— START DATASET CONTENT —

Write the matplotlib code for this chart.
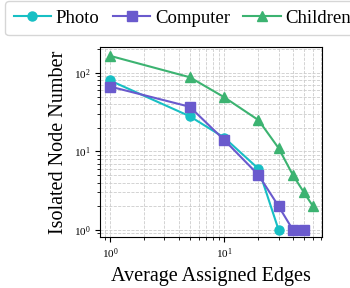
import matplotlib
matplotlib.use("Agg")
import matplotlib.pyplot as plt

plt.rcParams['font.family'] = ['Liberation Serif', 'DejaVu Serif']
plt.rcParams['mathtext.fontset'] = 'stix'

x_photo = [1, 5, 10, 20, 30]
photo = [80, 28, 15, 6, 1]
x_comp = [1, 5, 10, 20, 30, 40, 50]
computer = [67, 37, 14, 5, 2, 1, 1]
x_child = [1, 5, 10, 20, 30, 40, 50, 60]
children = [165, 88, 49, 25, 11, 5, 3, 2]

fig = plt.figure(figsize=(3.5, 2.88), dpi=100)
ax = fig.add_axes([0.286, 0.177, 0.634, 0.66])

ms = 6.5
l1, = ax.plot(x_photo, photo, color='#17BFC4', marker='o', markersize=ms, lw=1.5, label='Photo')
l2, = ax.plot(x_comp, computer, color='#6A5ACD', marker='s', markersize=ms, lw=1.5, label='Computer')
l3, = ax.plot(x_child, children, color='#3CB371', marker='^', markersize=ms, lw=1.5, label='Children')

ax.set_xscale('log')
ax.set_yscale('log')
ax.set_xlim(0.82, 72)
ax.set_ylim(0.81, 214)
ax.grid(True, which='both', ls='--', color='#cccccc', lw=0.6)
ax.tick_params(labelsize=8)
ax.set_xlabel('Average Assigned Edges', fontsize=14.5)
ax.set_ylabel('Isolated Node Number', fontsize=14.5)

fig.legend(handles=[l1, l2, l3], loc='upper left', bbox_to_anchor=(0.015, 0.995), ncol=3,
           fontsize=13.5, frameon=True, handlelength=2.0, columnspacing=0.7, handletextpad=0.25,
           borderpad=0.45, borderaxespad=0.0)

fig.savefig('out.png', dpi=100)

— END DATASET CONTENT —

THE PROBLEM »
Restate the whole listing above exactly, please, omitting every image.

CORRECT RESULT »
Write the matplotlib code for this chart.
import matplotlib
matplotlib.use("Agg")
import matplotlib.pyplot as plt

plt.rcParams['font.family'] = ['Liberation Serif', 'DejaVu Serif']
plt.rcParams['mathtext.fontset'] = 'stix'

x_photo = [1, 5, 10, 20, 30]
photo = [80, 28, 15, 6, 1]
x_comp = [1, 5, 10, 20, 30, 40, 50]
computer = [67, 37, 14, 5, 2, 1, 1]
x_child = [1, 5, 10, 20, 30, 40, 50, 60]
children = [165, 88, 49, 25, 11, 5, 3, 2]

fig = plt.figure(figsize=(3.5, 2.88), dpi=100)
ax = fig.add_axes([0.286, 0.177, 0.634, 0.66])

ms = 6.5
l1, = ax.plot(x_photo, photo, color='#17BFC4', marker='o', markersize=ms, lw=1.5, label='Photo')
l2, = ax.plot(x_comp, computer, color='#6A5ACD', marker='s', markersize=ms, lw=1.5, label='Computer')
l3, = ax.plot(x_child, children, color='#3CB371', marker='^', markersize=ms, lw=1.5, label='Children')

ax.set_xscale('log')
ax.set_yscale('log')
ax.set_xlim(0.82, 72)
ax.set_ylim(0.81, 214)
ax.grid(True, which='both', ls='--', color='#cccccc', lw=0.6)
ax.tick_params(labelsize=8)
ax.set_xlabel('Average Assigned Edges', fontsize=14.5)
ax.set_ylabel('Isolated Node Number', fontsize=14.5)

fig.legend(handles=[l1, l2, l3], loc='upper left', bbox_to_anchor=(0.015, 0.995), ncol=3,
           fontsize=13.5, frameon=True, handlelength=2.0, columnspacing=0.7, handletextpad=0.25,
           borderpad=0.45, borderaxespad=0.0)

fig.savefig('out.png', dpi=100)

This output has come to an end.